Donal has pints with his pals at his local, where the barman is Polish and the waitress “Lithuanian…or Latvian,” which doesn’t bother Donal at all.

We’re almost waiting for the skeletons (or the pregnant mistress or the decomposing corpse) to come tumbling out of the closet. And Donal’s opportunity for transgression eventually comes when his pals decide to “go away together, to Spain.”

Much drinking and chatting and juvenile joking ensue. Before they return to Dublin, the lads visit Valencia, where Donal is stunned to see a ring for bullfighting. He sees a group of locals unload the beast, and then—shockingly—set the bull’s horns ablaze. When the animal is let loose, Donal hits the floor, though he was never in any danger. The story concludes on a more or less contented note, one that gets you thinking about a casual remark Donal’s friend had made earlier, as he tried to sell insurance. “It’s not about the years you’ve left,” he said. “It’s about the years you’ve already lived.” In a story collection defined by angst and anxiety, the chord of hard-earned satisfaction struck in “Bullfighting” rings particularly true.

Those familiar with Doyle will not be surprised by his style. When his characters are happy, they unspool lyrical Dublinisms. More often, however, with anxiety comes a clipped, disorienting voice, one that regularly contradicts itself to create a sense of anxiety. “Nothing had happened. It had just happened,” the unhappily married narrator of “The Joke” says. Meanwhile, toward the beginning of “Ash” Doyle writes: “His wife had just told him she was leaving him. Or he was leaving her. One or the other.”

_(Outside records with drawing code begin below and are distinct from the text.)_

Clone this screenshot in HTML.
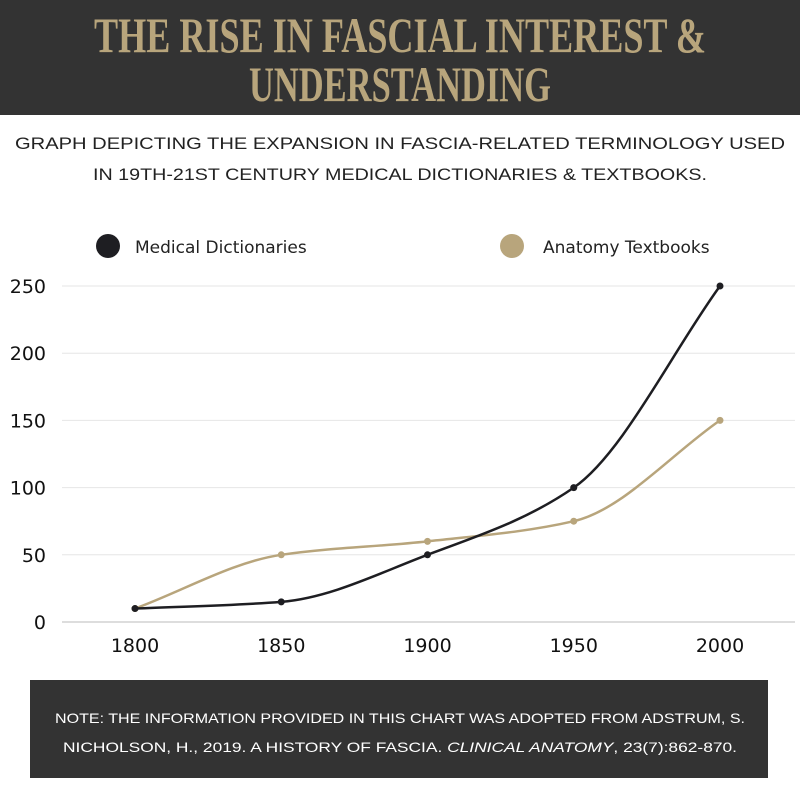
<!DOCTYPE html>
<html><head><meta charset="utf-8"><style>
html,body{margin:0;padding:0;background:#fff;}
svg{display:block;}
</style></head><body>
<svg width="800" height="800" viewBox="0 0 800 800">
<rect x="0" y="0" width="800" height="115" fill="#333333"/>
<text x="400" y="52" text-anchor="middle" font-family="Liberation Serif, serif" font-weight="bold" font-size="50" fill="#b8a57c" textLength="612" lengthAdjust="spacingAndGlyphs">THE RISE IN FASCIAL INTEREST &amp;</text>
<text x="400" y="101" text-anchor="middle" font-family="Liberation Serif, serif" font-weight="bold" font-size="50" fill="#b8a57c" textLength="302" lengthAdjust="spacingAndGlyphs">UNDERSTANDING</text>
<text x="400" y="149" text-anchor="middle" font-family="Liberation Sans, sans-serif" font-size="17" fill="#222" textLength="770" lengthAdjust="spacingAndGlyphs">GRAPH DEPICTING THE EXPANSION IN FASCIA-RELATED TERMINOLOGY USED</text>
<text x="400" y="180" text-anchor="middle" font-family="Liberation Sans, sans-serif" font-size="17" fill="#222" textLength="614" lengthAdjust="spacingAndGlyphs">IN 19TH-21ST CENTURY MEDICAL DICTIONARIES &amp; TEXTBOOKS.</text>
<g>
<circle cx="108" cy="246" r="12" fill="#1e1e22"/>
<text x="135" y="253" font-family="DejaVu Sans, sans-serif" font-size="17" fill="#222">Medical Dictionaries</text>
<circle cx="512" cy="246" r="12" fill="#b8a57c"/>
<text x="543" y="253" font-family="DejaVu Sans, sans-serif" font-size="17" fill="#222">Anatomy Textbooks</text>
</g>
<g id="grid"></g>
<g id="yticks"></g>
<g id="xticks"></g>
<g id="series"></g>
<rect x="30" y="680" width="738" height="98" fill="#333333"/>
<text x="400" y="723" text-anchor="middle" font-family="Liberation Sans, sans-serif" font-size="14" fill="#fff" textLength="690" lengthAdjust="spacingAndGlyphs">NOTE: THE INFORMATION PROVIDED IN THIS CHART WAS ADOPTED FROM ADSTRUM, S.</text>
<text x="400" y="752" text-anchor="middle" font-family="Liberation Sans, sans-serif" font-size="14" fill="#fff" textLength="674" lengthAdjust="spacingAndGlyphs">NICHOLSON, H., 2019. A HISTORY OF FASCIA. <tspan font-style="italic">CLINICAL ANATOMY</tspan>, 23(7):862-870.</text>
</svg>
<script>
const years = [1800, 1850, 1900, 1950, 2000];
const dictionaries = [10, 15, 50, 100, 250];
const textbooks = [10, 50, 60, 75, 150];
const yTicks = [0, 50, 100, 150, 200, 250];
const xTickLabels = ["1800", "1850", "1900", "1950", "2000"];

const NS = "http://www.w3.org/2000/svg";
const xS = v => 135 + (v - 1800) * (720 - 135) / 200;
const yS = v => 622 - v * (622 - 286) / 250;
function mk(tag, attrs, parent){const e=document.createElementNS(NS,tag);for(const k in attrs)e.setAttribute(k,attrs[k]);parent.appendChild(e);return e;}
const grid=document.getElementById('grid'), yt=document.getElementById('yticks'), xt=document.getElementById('xticks'), ser=document.getElementById('series');
yTicks.forEach(t=>{
  const l=mk('line',{x1:62,x2:795,y1:yS(t),y2:yS(t),stroke:t===0?'#bbb':'#e6e6e6','stroke-width':1},grid);
  
  
  const tx=mk('text',{x:46,y:yS(t)+7,'text-anchor':'end','font-family':'DejaVu Sans, sans-serif','font-size':19,fill:'#111'},yt);
  tx.textContent=t;
  
  
});
years.forEach((y,i)=>{
  const tx=mk('text',{x:xS(y),y:652,'text-anchor':'middle','font-family':'DejaVu Sans, sans-serif','font-size':19,fill:'#111'},xt);
  tx.textContent=xTickLabels[i];
  
  
});
function monotone(xs, ys){
  const n=xs.length, d=[], m=[];
  for(let i=0;i<n-1;i++) d.push((ys[i+1]-ys[i])/(xs[i+1]-xs[i]));
  m[0]=d[0]; m[n-1]=d[n-2];
  for(let i=1;i<n-1;i++){ m[i]=(d[i-1]*d[i]<=0)?0:3*(d[i-1]+d[i])/( (2*d[i]+d[i-1])/d[i-1]*0+ (1/d[i-1]+1/d[i])*((d[i-1]+d[i])/2)*0 + 0 + 3) ; m[i]=(d[i-1]*d[i]<=0)?0:2/(1/d[i-1]+1/d[i]); }
  let p='M'+xs[0]+','+ys[0];
  for(let i=0;i<n-1;i++){const h=(xs[i+1]-xs[i])/3;
    p+=' C'+(xs[i]+h)+','+(ys[i]+m[i]*h)+' '+(xs[i+1]-h)+','+(ys[i+1]-m[i+1]*h)+' '+xs[i+1]+','+ys[i+1];}
  return p;
}
function drawSeries(vals,color,name){
  const xs=years.map(xS), ys=vals.map(yS);
  const p=mk('path',{d:monotone(xs,ys),fill:'none',stroke:color,'stroke-width':2.5},ser);
  
  
  vals.forEach((v,i)=>{
    const c=mk('circle',{cx:xs[i],cy:ys[i],r:3.5,fill:color},ser);
    
    
  });
}
drawSeries(textbooks,'#b8a57c','textbooks');
drawSeries(dictionaries,'#1e1e22','dictionaries');
</script>
</body></html>
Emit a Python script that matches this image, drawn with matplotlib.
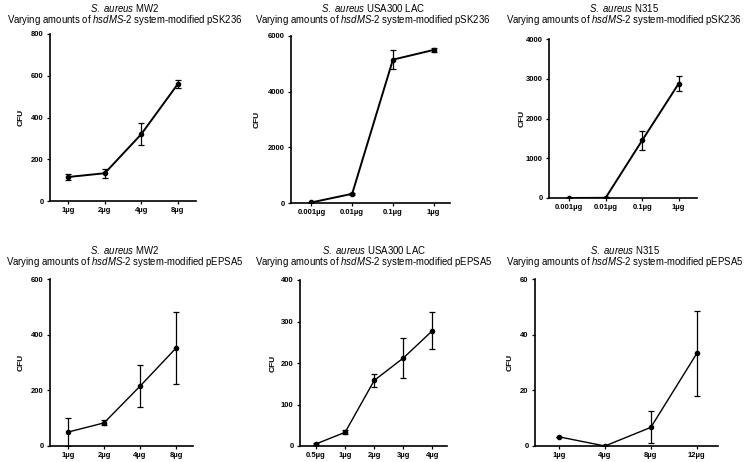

“Ash” also illustrates another of Doyle’s great strengths—charting Dublin’s ongoing evolution. The story culminates with the Icelandic volcano eruption that crippled much of Europe, and that compels the father in the story to realize his daughter does not know what ash is. “There were no coal fires in the house…. There was no real religion, at home or in school, so Erica has never noticed the grey thumbprints on Ash Wednesday, on the foreheads of the old and the Polish.”

There are references to the notorious sex scandals that have rocked Ireland in recent years. Ultimately, though, this collection is a departure from Doyle’s previous story collection, The Deportees, published in 2008. That collection was focused like a laser on the changes in Ireland wrought by immigration, secularization and the economic boom and bust. Those elements are inevitably present in “Bullfighting.” But the works in The Deportees were bound by a specific formula. (Most stories were 800 words because they had initially been written as newspaper columns.) So here we have Doyle’s first proper collection of stories unbound by length or theme. It chronicles men—and a nation—reaching a certain age, an age of profound change that brings with it neither misery nor glee, but instead plenty of anxiety and uncertainty.